The reason for the error is that scp is treating the root@… as a local file name (not a network resource).

You'll want to add a ":" and a directory name like this:

scp -C -i ~/.ssh/tempkey -p -r root@ip.of.server.a:/source/directory /home/user/dest/directory

When I try to execute the following

scp -C -i ~/.ssh/tempkey -p -r root@ip.of.server.a:/source/directory /home/user/dest/directory

I get

ssh: connect to host [obscured] port 22: Connection refused

Both of my servers are in the same Linode cluster (as in, they are in the same geographical location) and I have followed the steps above as detailed.
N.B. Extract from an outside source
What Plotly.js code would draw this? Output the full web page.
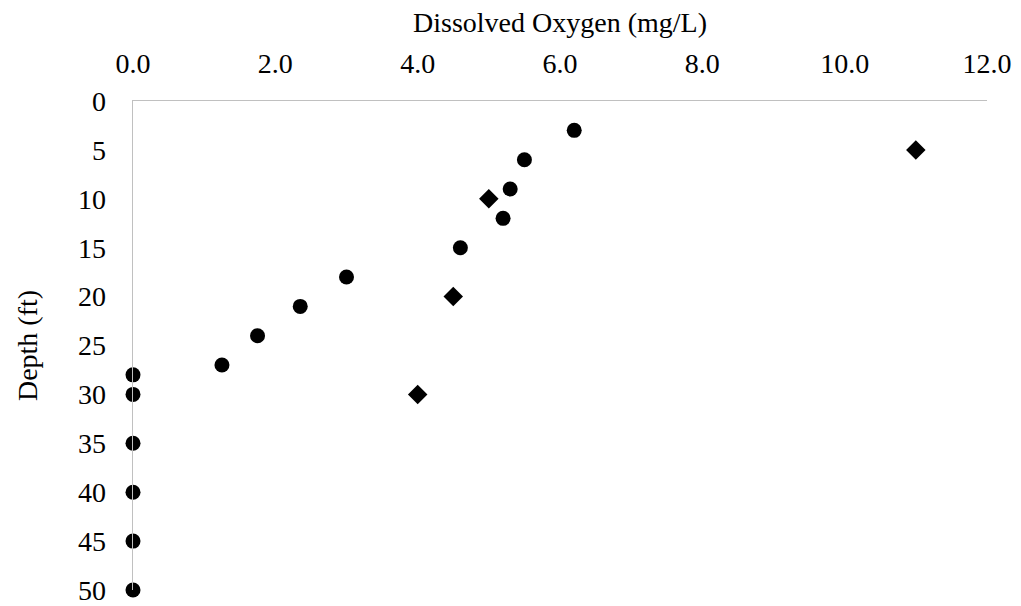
<!DOCTYPE html>
<html>
<head>
<meta charset="utf-8">
<script src="https://cdn.plot.ly/plotly-3.0.1.min.js"></script>
<style>html,body{margin:0;padding:0;background:#fff;}#chart{width:1021px;height:606px;}</style>
</head>
<body>
<div id="chart"></div>
<script>
// Series 1 (circles)
const depthSeries1 = [3, 6, 9, 12, 15, 18, 21, 24, 27, 28, 30, 35, 40, 45, 50];
const doSeries1 = [6.2, 5.5, 5.3, 5.2, 4.6, 3.0, 2.35, 1.75, 1.25, 0, 0, 0, 0, 0, 0];
// Series 2 (diamonds)
const depthSeries2 = [5, 10, 20, 30];
const doSeries2 = [11.0, 5.0, 4.5, 4.0];

const xTitle = "Dissolved Oxygen (mg/L)";
const yTitle = "Depth (ft)";

function txt() { return {family: "Times New Roman, Liberation Serif, Tinos, Times, serif", size: 28, color: "#000000"}; }

const traces = [
  {x: doSeries1, y: depthSeries1, type: "scatter", mode: "markers", cliponaxis: false,
   marker: {symbol: "circle", size: 15, color: "#000", line: {width: 0}}, name: "Series 1"},
  {x: doSeries2, y: depthSeries2, type: "scatter", mode: "markers", cliponaxis: false,
   marker: {symbol: "diamond", size: 15, color: "#000", line: {width: 0}}, name: "Series 2"}
];

const layout = {
  width: 1021, height: 606,
  margin: {l: 133, r: 34, t: 101, b: 16},
  paper_bgcolor: "#fff", plot_bgcolor: "#fff",
  showlegend: false,
  font: txt(),
  xaxis: {
    side: "top", range: [0, 12], dtick: 2, tick0: 0, tickformat: ".1f",
    showgrid: false, zeroline: false, showline: true, linecolor: "#c0c0c0", linewidth: 1.5,
    ticks: "", ticklabelstandoff: 15, tickfont: txt(),
    title: {text: xTitle, font: txt(), standoff: 7}
  },
  yaxis: {
    range: [50, 0], dtick: 5, tick0: 0,
    showgrid: false, zeroline: false, showline: true, linecolor: "#c0c0c0", linewidth: 1.5,
    ticks: "", ticklabelstandoff: 20, tickfont: txt(),
    title: {text: yTitle, font: txt(), standoff: 32}
  }
};

Plotly.newPlot("chart", traces, layout, {displayModeBar: false, staticPlot: true});
</script>
</body>
</html>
If port 22 is refusing connection, it may be because it's either closed or filtered. A good way to find out is by doing a port scan of your IP address using nmap:

nmap $yourIP -p 22

That'll show you the status of that port.

If it's filtered, it's most likely an issue with your firewall, and you'll need to open that port. We have a related post here that shows you how to do this:

How do I open a port in my Linode's firewall?

If the post is closed, it could mean that the service listening on it (SSH) needs to be started. You can access your Linode via LISH and restart it using the command that corresponds to your distro.

For distros that use systemd, run the following:

sudo systemctl restart sshd

Distros using SystemV or Upstart:

sudo service sshd restart

For further troubleshooting, we have a guide which gives you some additional steps you can take:

Troubleshooting SSH

ssh-keygen ssh-keygen -t ed25519 -f ~/.ssh/tempkey

syntax error above

This tutorial is of no help. There are two different typos

tempkey.pub and tempkey are interchangeable and should not be.
duplicate ssh-keygen syntax error.

Even with these corrected, I still get connection refused even thought the port is open.

Turned off the firewall and no help.

ok, seems both servers have to be using the same port number.